I don’t even need to think that. I can just think that it’s “hard” to differentiate between organizations that are “good” at stopping suicides and those that are “bad” at it. Or, I might think that state of the art suicide prevention is prohibitively expensive, eg maybe it costs on average $1,000,000 to stop a single suicide.
Sorry, but I don't understand your original comment. The person above you suggested a donation, because obviously this thread has HN readers thinking about how to prevent suicides (if you don't understand why, you may research Aaron Swartz). A donation is a common way for people who care about an issue, to indirectly have some effect on it -- by empowering others who directly devote time to it.
Certainly, one may choose to research the institutions they donate to, if they don't trust them by name. That is not unique to suicide prevention, therefore it's an unnecessary qualifier in the current discussion.
Likewise, perhaps it's expensive. But even a single ad that reaches someone in need, leading to that person seeking professional help, is something.
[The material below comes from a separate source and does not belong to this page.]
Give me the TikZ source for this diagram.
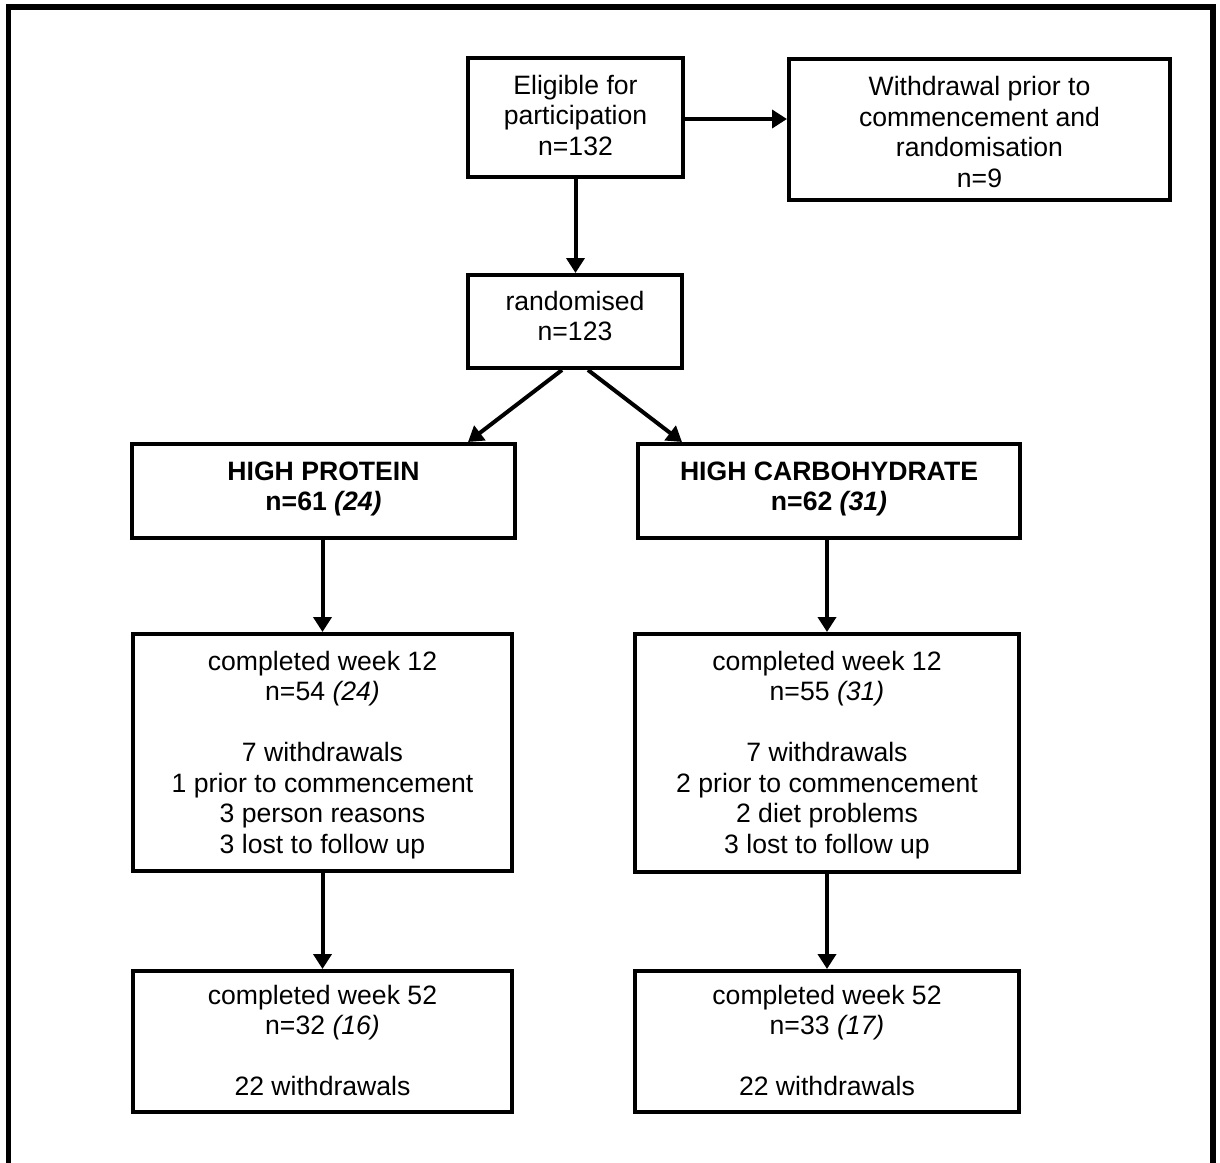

> Certainly, one may choose to research the institutions they donate to, if they don't trust them by name. That is not unique to suicide prevention, therefore it's an unnecessary qualifier in the current discussion.
I agree that there are many claims regarding “donations” that suffer from the same defect. But the fact that many claims have the same problem doesn’t indicate that it’s not worth pointing out the problem. In fact, quite the opposite possibly.
You haven't explicitly stated that there is something wrong with the suicide prevention foundation's operations, and definitely haven't provided any reason (even anecdotal) you have to believe so. I don't think your comments are "claims", valid or otherwise.
I think no one here understands what you are trying to say.
I think the burden is on the person suggesting I take an action (eg, donate money to charity X) to provide evidence that the action will have some desired effect.
My position is that all actions have mostly unintelligible effects until demonstrated otherwise.
The HN guidelines specifically ask you not to rewrite titles unless they are misleading or linkbait: https://news.ycombinator.com/newsguidelines.html.
I've changed the URL from https://www.mitpressjournals.org/action/showPublications, which doesn't explain anything, to the press release which, although it's a press release, sort of does. Nevertheless it's hard to figure out what exactly is being announced here.